Kopiëren met marges
Als [Synch.snijden] is geselecteerd, kunt u een marge maken aan de voorste invoerzijde en onderrand (Marge) van de kopie.
Deze functie is handig voor perforeren en lijmen.
Bovenmarge
Hiermee voegt u een marge toe aan de voorste invoerzijde aan de bovenzijde van de kopie.

Ondermarge
Hiermee voegt u een marge toe aan de onderrand aan de onderzijde van de kopie.

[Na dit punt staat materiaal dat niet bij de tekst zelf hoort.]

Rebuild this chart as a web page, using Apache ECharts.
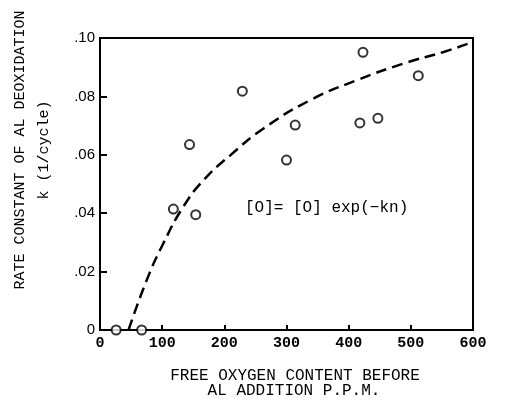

Wanneer u het papier gebruikt dat in de handinvoer is geplaatst, kunt u de functie Marge niet gebruiken.
Druk op [Kopie] op het Home-scherm.
Druk op [Marge] op het scherm Kopie.

Als de toets niet wordt weergegeven, selecteert u deze bij [Bewerken].
Geef de boven- en ondermarge op en druk daarna op [OK].

[Synch.snijden] wordt automatisch geselecteerd.
Plaats het origineel.
Basisprocedure voor het kopiëren van documenten
Het origineel wordt automatisch in het apparaat ingevoerd, waarna het kopiëren begint. Als het origineel niet automatisch wordt ingevoerd, drukt u op [Starten].

De lengte van een kopie is de gecombineerde lengte van een origineel en de bijbehorende marges. De lengte van een origineel wordt automatisch opgegeven in de modus Synch.snijden.
Als u een marge opgeeft die te groot is voor het origineel, worden mogelijk delen van de afbeelding niet gekopieerd.
U kunt de instellingen voor Marge wijzigen onder [Prioriteit margeaanpassing].
U kunt deze functie opgeven als het origineel niet langer is dan 15 m.